Inside Africa's Hidden Battle Against Polio: How Community Health Workers Are Closing the Gap
In the dusty expanses of northern Kenya, community health workers are fighting a battle against polio that rarely makes headlines. While wealthy nations have nearly eradicated the disease, pockets of Africa remain vulnerable—not because of vaccine failure, but because the virus hides in places formal health systems cannot easily reach.
Eroi Lemarkat's job is to find it before it spreads. On his motorbike, he chases rumours across remote settlements and nomadic camps, searching for children with sudden paralysis. For Lemarkat and thousands of volunteers like him across Kenya's high-risk counties such as Turkana and Samburu, every report could signal an outbreak that demands an immediate response.
A Two-Pronged Surveillance System
Kenya's polio detection strategy relies on two very different approaches. In Nairobi and other urban centres, health officials regularly test wastewater for traces of poliovirus, often catching the disease before any child falls ill. This method has proven remarkably effective where modern sewage infrastructure exists.
But in Kenya's sparsely populated north, there are no sewers to sample. Instead, the Ministry of Health depends entirely on community volunteers who investigate reports of acute flaccid paralysis—the telltale sign that polio may be circulating. These workers collect stool samples within a critical 14-day window after paralysis begins. Miss that window, and the opportunity to confirm the virus vanishes.

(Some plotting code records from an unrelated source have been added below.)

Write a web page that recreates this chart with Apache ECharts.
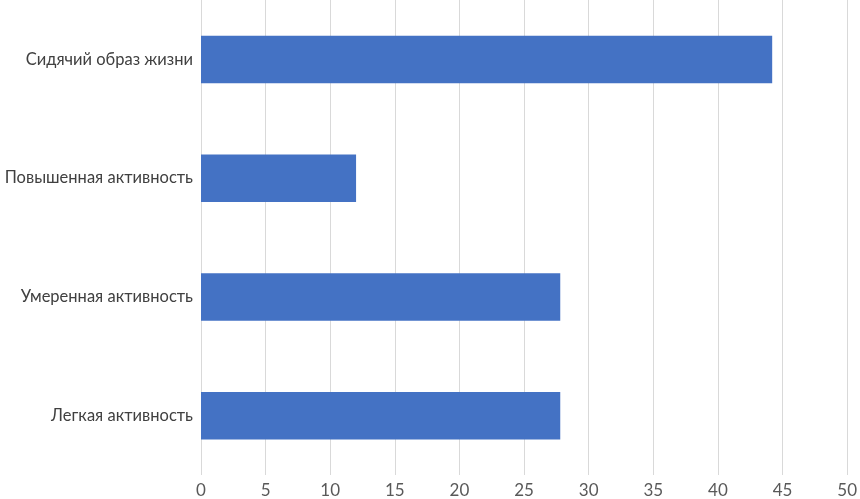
<!DOCTYPE html>
<html>
<head>
<meta charset="utf-8">
<script src="https://cdn.jsdelivr.net/npm/echarts@6/dist/echarts.min.js"></script>
<style>
  html, body { margin: 0; padding: 0; background: #fff; }
  #chart { width: 860px; height: 499px; }
</style>
</head>
<body>
<div id="chart"></div>
<script>
// категории снизу вверх
const categories = ['Легкая активность', 'Умеренная активность', 'Повышенная активность', 'Сидячий образ жизни'];
const values = [27.8, 27.8, 12.0, 44.2];
const xTicks = { min: 0, max: 50, interval: 5 };

const myChart = echarts.init(document.getElementById('chart'));
const option = {
  animation: false,
  textStyle: { fontFamily: 'Lato, "Open Sans", sans-serif' },
  grid: { left: 201, right: 9, top: 0, bottom: 22, containLabel: false },
  xAxis: {
    type: 'value',
    min: xTicks.min,
    max: xTicks.max,
    interval: xTicks.interval,
    axisLine: { show: false },
    axisTick: { show: false },
    axisLabel: { color: '#595959', fontSize: 17, margin: 7 },
    splitLine: { lineStyle: { color: '#d9d9d9', width: 1 } }
  },
  yAxis: {
    type: 'category',
    data: categories,
    axisLine: { show: false },
    axisTick: { show: false },
    axisLabel: { color: '#404040', fontSize: 16.5, margin: 8 }
  },
  series: [{
    type: 'bar',
    data: values,
    barWidth: '40%',
    itemStyle: { color: '#4472C4' }
  }]
};
myChart.setOption(option);
</script>
</body>
</html>
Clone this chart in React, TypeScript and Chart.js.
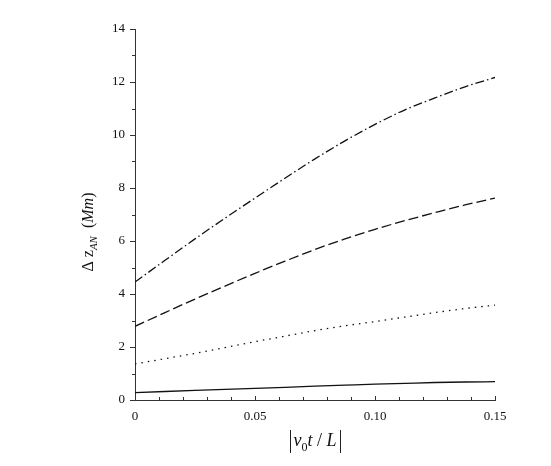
import React, { useEffect, useRef } from "react";
import { Chart, registerables } from "chart.js";

Chart.register(...registerables);

// Dimensionless time |v0 t / L|
const xValues = [0, 0.0125, 0.025, 0.0375, 0.05, 0.0625, 0.075, 0.0875, 0.1, 0.1125, 0.125, 0.1375, 0.15];

// Δz_AN (Mm) for the four cases
const solidSeries = [0.28, 0.32, 0.36, 0.4, 0.44, 0.48, 0.52, 0.56, 0.6, 0.63, 0.66, 0.68, 0.69];
const dottedSeries = [1.36, 1.56, 1.76, 1.98, 2.2, 2.41, 2.62, 2.8, 2.96, 3.13, 3.3, 3.45, 3.58];
const dashedSeries = [2.78, 3.3, 3.81, 4.3, 4.78, 5.24, 5.68, 6.08, 6.44, 6.77, 7.07, 7.36, 7.62];
const dashDotSeries = [4.45, 5.27, 6.08, 6.86, 7.62, 8.37, 9.1, 9.78, 10.4, 10.95, 11.4, 11.82, 12.17];

const xTickLabels = ["0", "0.05", "0.10", "0.15"];
const xMinorStep = 0.01;
const yMax = 14;

const SERIF = "'Liberation Serif', 'Times New Roman', serif";

const toPoints = (ys: number[]) => xValues.map((x, i) => ({ x, y: ys[i] }));

// Minor/major tick marks and the rich-text axis titles
const axisDecor = {
  id: "axisDecor",
  afterDraw(chart: any) {
    const { ctx, chartArea } = chart;
    const xs = chart.scales.x;
    const ys = chart.scales.y;
    ctx.save();
    ctx.strokeStyle = "#333";
    ctx.lineWidth = 1;

    // x ticks point up into the plot
    for (let i = 0; i <= 15; i++) {
      const px = Math.round(xs.getPixelForValue(i * xMinorStep)) + 0.5;
      const len = i % 5 === 0 ? 4 : 3;
      ctx.beginPath();
      ctx.moveTo(px, chartArea.bottom);
      ctx.lineTo(px, chartArea.bottom - len);
      ctx.stroke();
    }
    // y ticks point out to the left
    for (let v = 0; v <= yMax; v++) {
      const py = Math.round(ys.getPixelForValue(v)) + 0.5;
      const len = v % 2 === 0 ? 5 : 3;
      ctx.beginPath();
      ctx.moveTo(chartArea.left, py);
      ctx.lineTo(chartArea.left - len, py);
      ctx.stroke();
    }

    ctx.fillStyle = "#111";
    ctx.textBaseline = "alphabetic";

    // y title: Δ z_AN (Mm), rotated
    const yParts: { t: string; font: string; dy: number }[] = [
      { t: "Δ z", font: `16px ${SERIF}`, dy: 0 },
      { t: "AN", font: `italic 11px ${SERIF}`, dy: 4 },
      { t: "  (", font: `16px ${SERIF}`, dy: 0 },
      { t: "Mm", font: `italic 16px ${SERIF}`, dy: 0 },
      { t: ")", font: `16px ${SERIF}`, dy: 0 },
    ];
    let total = 0;
    for (const p of yParts) {
      ctx.font = p.font;
      total += ctx.measureText(p.t).width;
    }
    ctx.save();
    ctx.translate(93, 232);
    ctx.rotate(-Math.PI / 2);
    let cx = -total / 2;
    for (const p of yParts) {
      ctx.font = p.font;
      ctx.fillText(p.t, cx, p.dy);
      cx += ctx.measureText(p.t).width;
    }
    ctx.restore();

    // x title: |v0 t / L|
    const xParts: { t: string; font: string; dy: number }[] = [
      { t: "v", font: `italic 18px ${SERIF}`, dy: 0 },
      { t: "0", font: `12px ${SERIF}`, dy: 5 },
      { t: "t", font: `italic 18px ${SERIF}`, dy: 0 },
      { t: " / ", font: `18px ${SERIF}`, dy: 0 },
      { t: "L", font: `italic 18px ${SERIF}`, dy: 0 },
    ];
    let xTotal = 0;
    for (const p of xParts) {
      ctx.font = p.font;
      xTotal += ctx.measureText(p.t).width;
    }
    const center = (chartArea.left + chartArea.right) / 2;
    const baseline = 446;
    const barGap = 3;
    let tx = center - xTotal / 2;
    ctx.lineWidth = 1;
    ctx.strokeStyle = "#222";
    const leftBar = Math.round(tx - barGap) + 0.5;
    ctx.beginPath();
    ctx.moveTo(leftBar, 430);
    ctx.lineTo(leftBar, 453);
    ctx.stroke();
    for (const p of xParts) {
      ctx.font = p.font;
      ctx.fillText(p.t, tx, baseline + p.dy);
      tx += ctx.measureText(p.t).width;
    }
    const rightBar = Math.round(tx + barGap) + 0.5;
    ctx.beginPath();
    ctx.moveTo(rightBar, 430);
    ctx.lineTo(rightBar, 453);
    ctx.stroke();

    ctx.restore();
  },
};

export default function App() {
  const canvasRef = useRef<HTMLCanvasElement | null>(null);

  useEffect(() => {
    document.body.style.margin = "0";
    const canvas = canvasRef.current;
    if (!canvas) return;

    const line = (data: number[], dash: number[]) => ({
      data: toPoints(data),
      borderColor: "#111",
      borderWidth: 1.3,
      borderDash: dash,
      pointRadius: 0,
      fill: false,
      cubicInterpolationMode: "monotone" as const,
    });

    const chart = new Chart(canvas, {
      type: "line",
      data: {
        datasets: [
          line(solidSeries, []),
          line(dottedSeries, [1.5, 5]),
          line(dashedSeries, [10, 4]),
          line(dashDotSeries, [9, 3, 1.5, 3]),
        ],
      },
      options: {
        animation: false,
        responsive: false,
        devicePixelRatio: 1,
        layout: { padding: { left: 0, top: 29, right: 56, bottom: 0 } },
        plugins: {
          legend: { display: false },
          tooltip: { enabled: false },
        },
        scales: {
          x: {
            type: "linear",
            min: 0,
            max: 0.15,
            grid: { display: false, drawTicks: false },
            border: { display: true, color: "#333", width: 1 },
            ticks: {
              stepSize: 0.05,
              padding: 9,
              color: "#111",
              font: { family: SERIF, size: 13 },
              maxRotation: 0,
              callback: (v: any) => {
                const idx = Math.round(Number(v) / 0.05);
                return xTickLabels[idx] ?? "";
              },
            },
            afterFit: (scale: any) => {
              scale.height = 66;
            },
          },
          y: {
            min: 0,
            max: yMax,
            grid: { display: false, drawTicks: false },
            border: { display: true, color: "#333", width: 1 },
            ticks: {
              stepSize: 2,
              padding: 10,
              color: "#111",
              font: { family: SERIF, size: 13 },
            },
            afterFit: (scale: any) => {
              scale.width = 135;
            },
          },
        },
      },
      plugins: [axisDecor],
    });

    return () => chart.destroy();
  }, []);

  return (
    <div style={{ width: 551, height: 466, background: "#fff" }}>
      <canvas ref={canvasRef} width={551} height={466} />
    </div>
  );
}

According to Dr Galm Glelo, the Ministry of Health's national point person for polio surveillance, this ground-level intelligence is invaluable. "The information gathered by community health volunteers in high-risk counties allows the ministry to respond quickly with targeted interventions," he explained. Without these volunteers, entire clusters of cases could go undetected.
Why This Matters for Ghana and West Africa
Ghana, like much of West Africa, declared polio-free status in 2014, but the disease remains endemic in parts of Africa. Kenya's experience demonstrates a critical lesson: surveillance systems that depend only on formal health facilities will miss cases in hard-to-reach communities. This is directly relevant to Ghana and other ECOWAS nations, many of which share similar challenges with nomadic pastoralist populations, cross-border movement, and limited health infrastructure in rural areas.
If polio were to re-emerge, it would likely surface first in exactly these types of communities—through informal networks and word-of-mouth, not through hospital admissions. Countries across the region must invest in community-based surveillance systems now, while the virus remains absent, rather than scramble to build them during an outbreak.
Additionally, the cross-border dimension highlighted by Kenya's experience is crucial for West African health authorities. Families moving between Ghana, Côte d'Ivoire, Burkina Faso, and other neighbours create invisible pathways for disease transmission that transcend official healthcare jurisdictions. Dr Emmanuel Okunga, who heads disease surveillance at Kenya's Ministry of Health, notes that "nomadic pastoralist communities constantly move back and forth across international borders in search of water and pasture—they are completely oblivious to regional healthcare jurisdictions."
Trust as a Tool
Lemarkat's work reveals another dimension often overlooked in disease surveillance: trust. Parents in remote communities may fear outsiders, distrust medical procedures, or be unwilling to allow stool samples to be taken from their children. After more than five years of patient relationship-building, Lemarkat understands that a single misstep can undo months of work.
"If a volunteer fails to handle these conversations with absolute respect and care, a family might simply pack up their shelter and vanish into the bush before a sample can be collected," he said. That lost opportunity could leave a potential outbreak unmapped and uncontained.
For Ghana's health authorities, this underscores the need to recruit and train community health workers from within the communities they serve, individuals who speak local languages and understand cultural sensitivities around health interventions. Top-down surveillance systems fail without this human element.
Kenya's experience also highlights the importance of cross-border coordination. Dr Pius Mutuku of the Ministry of Health's Public Health Emergency Operations Centre emphasises that "teams on both sides of the international border must move in perfect tandem to ensure that no migratory child slips through the cracks undetected." A child can carry polio across a border in a matter of hours; detection and response must be equally swift.